Libreville, du moins sur le front de mer depuis l’aéroport, est une façade qui n’est, hélas, pas à l’image de l’hinterland. Port-Gentil, la capitale économique, qui a apporté tant au Gabon grâce à l’or noir, est dans un état de délabrement inimaginable pour une si petite ville. Le président pourra-t-il tenir les engagements pris, tant ils sont multiformes ?
Les Gabonais ont applaudi certaines mesures relatives notamment au rétablissement des bourses au secondaire, après une suspension de sept ans, ainsi que la mise à disposition de milliers de postes budgétaires, sans oublier la revalorisation des pensions retraites. Un certain nombre de signes visibles, tant sur le plan économique que sur le plan financier, sont perceptibles. Prenons le cas de l’amélioration des recettes douanières et fiscales au cours des cinq premiers mois qui ont suivi le coup d’État.

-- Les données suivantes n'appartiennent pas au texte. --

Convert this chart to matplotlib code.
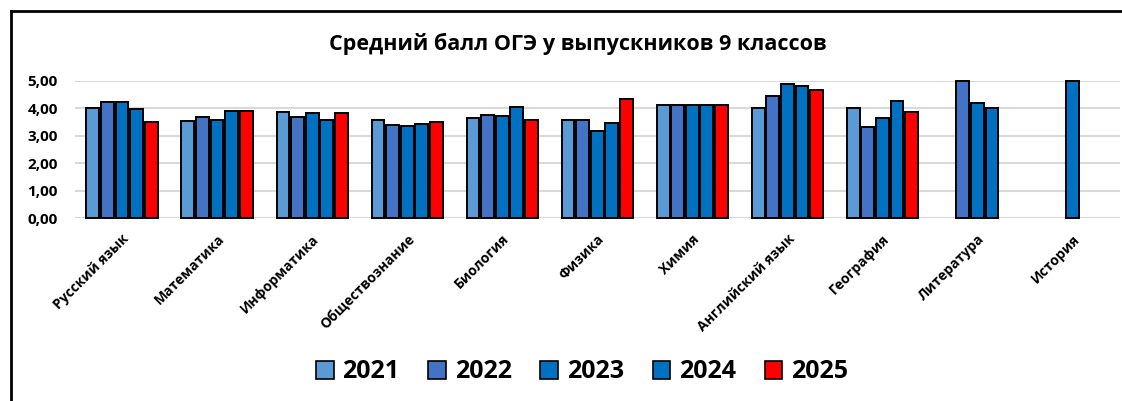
import matplotlib
matplotlib.use("Agg")
import matplotlib.pyplot as plt
import numpy as np
from matplotlib.lines import Line2D
from matplotlib.patches import Patch

plt.rcParams["font.family"] = ["Open Sans", "DejaVu Sans"]

subjects = ["Русский язык", "Математика", "Информатика", "Обществознание",
            "Биология", "Физика", "Химия", "Английский язык", "География",
            "Литература", "История"]
years = ["2021", "2022", "2023", "2024", "2025"]
nan = np.nan
score_2021 = [4.00, 3.53, 3.87, 3.57, 3.64, 3.57, 4.10, 4.00, 4.00, nan, nan]
score_2022 = [4.24, 3.67, 3.67, 3.37, 3.74, 3.57, 4.10, 4.44, 3.30, 5.00, nan]
score_2023 = [4.24, 3.57, 3.81, 3.36, 3.70, 3.18, 4.10, 4.87, 3.64, 4.20, 5.00]
score_2024 = [3.97, 3.90, 3.57, 3.41, 4.03, 3.45, 4.10, 4.81, 4.27, 4.00, nan]
score_2025 = [3.51, 3.90, 3.81, 3.48, 3.57, 4.33, 4.10, 4.67, 3.87, nan, nan]
series = [score_2021, score_2022, score_2023, score_2024, score_2025]
colors = ["#5B9BD5", "#4472C4", "#0070C0", "#0070C0", "#FF0000"]

fig = plt.figure(figsize=(11.22, 4.01), dpi=100)
ax = fig.add_axes([74.5 / 1122, 1 - 218 / 401, (1120 - 74.5) / 1122, (218 - 80.7) / 401])

x = np.arange(len(subjects))
slot = 0.1535
for i, (vals, c) in enumerate(zip(series, colors)):
    ax.bar(x + (i - 2) * slot, vals, width=0.135, color=c, edgecolor="black",
           linewidth=1.4, zorder=3, clip_on=False)

ax.set_xlim(-0.5, len(subjects) - 0.5)
ax.set_ylim(0, 5)
ax.set_yticks(np.arange(0, 5.01, 1))
ax.set_yticklabels([f"{v:.2f}".replace(".", ",") for v in np.arange(0, 5.01, 1)],
                   fontsize=11, fontweight="bold")
ax.yaxis.grid(True, color="#D9D9D9", lw=1.5, zorder=0)
ax.tick_params(axis="both", length=0)
ax.tick_params(axis="y", pad=12)
ax.set_xticks(x)
ax.set_xticklabels(subjects, rotation=45, ha="right", rotation_mode="anchor",
                   fontsize=10, fontweight="bold")
ax.tick_params(axis="x", pad=10)
for s in ax.spines.values():
    s.set_visible(False)

fig.text(578 / 1122, 1 - 44 / 401, "Средний балл ОГЭ у выпускников 9 классов",
         ha="center", va="center", fontsize=15.5, fontweight="bold")

handles = [Patch(facecolor=c, edgecolor="black", linewidth=1.2) for c in colors]
fig.legend(handles, years, loc="center", bbox_to_anchor=(582 / 1122, 1 - 372 / 401),
           ncol=5, frameon=False, prop={"size": 18, "weight": "bold"},
           handlelength=0.7, handleheight=0.7, handletextpad=0.35, columnspacing=1.15)

# outer frame (top and left only visible)
fig.add_artist(Line2D([11 / 1122, 1], [1 - 11 / 401, 1 - 11 / 401], color="black", lw=2))
fig.add_artist(Line2D([11 / 1122, 11 / 1122], [0, 1 - 11 / 401], color="black", lw=2))

fig.savefig("out.png", dpi=100)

Les données publiées par le ministère de l’Économie et des Participations le 17 novembre 2023 laissent entrevoir de belles performances des recettes budgétaires, notamment douanières. Les projections évoquaient 27,68 milliards de francs CFA. En définitive, ce sont 44,85 milliards qui ont été engrangés. La ville de Bitam, à elle seule, a enregistré 265,2 millions de francs CFA de recettes douanières en janvier 2024 contre 26,7 millions en janvier 2023. Ce résultat a été rendu possible grâce au logiciel “Sydonia World” qui prévient tout risque de fraude.
Il est à noter également un regain de confiance des bailleurs de fonds, nommément la Banque africaine de développement et la Banque Mondiale, à l’égard du Gabon, qui devrait par ailleurs apurer, dans les délais prescrits, la dette accumulée par les administrations précédentes. Concernant la vie chère, les mesures du gouvernement, par le biais de subventions, ont porté prioritairement sur les produits alimentaires (huile, cuisses de poulet) et les matériaux de construction (ciment, fer à béton). Cette initiative traduit la détermination des autorités à maintenir des coûts abordables pour la plupart des ménages.
Dans l’éventail des réalisations susmentionnées, le CTRI ne peut faire abstraction d’une dure réalité : celle de la dette nationale qui s’élève à 7 100 milliards de francs CFA. Le coût global des axes stratégiques prioritaires est de 3 021 milliards. Il faudrait donc que les autorités puissent à la fois répondre aux besoins sociaux, aux indispensables infrastructures de développement tout en assainissant les finances publiques
De plus, les exportations de notre pétrole représentent toujours plus de 50% du prduit intérieur brut (PIB). Qu’adviendrait-il si le prix du baril s’effondre non seulement en termes d’investissement mais surtout de paiement de la dette ?
S’il est indéniable que des mesures urgentes ont été prises depuis près d’un an par les autorités de la transition, la tournée républicaine a permis au chef de l’État d’être en contact avec ses concitoyens, de mesurer l’état réel de dénuement de certaines localités de l’arrière-pays et de mettre à disposition de celles-ci, sans exclusive, des montants substantiels à la hauteur de leurs besoins réels afin de parer au plus urgent.
Un contrôle rigoureux de ces financements s’impose afin d’éviter les travers d’un temps pas si lointain. Toutefois, si ces initiatives ne relancent pas l’emploi, ne diversifient pas l’économie, n’assurent pas un réel mieux-être, tous ces efforts porteront un coup rude au crédit de confiance à l’égard des autorités de la transition.
Une répartition équitable des fruits d’une éventuelle croissance est indispensable. Enfin, il est une question qui ne peut être éludée, c’est celle du référendum sur la nouvelle Constitution nationale qui divise les Gabonais.
Il est indéniable que tous les citoyens doivent être pleinement imprégnés du contenu et des contours du référendum. La campagne d’information et de sensibilisation en cours tombe à point nommé.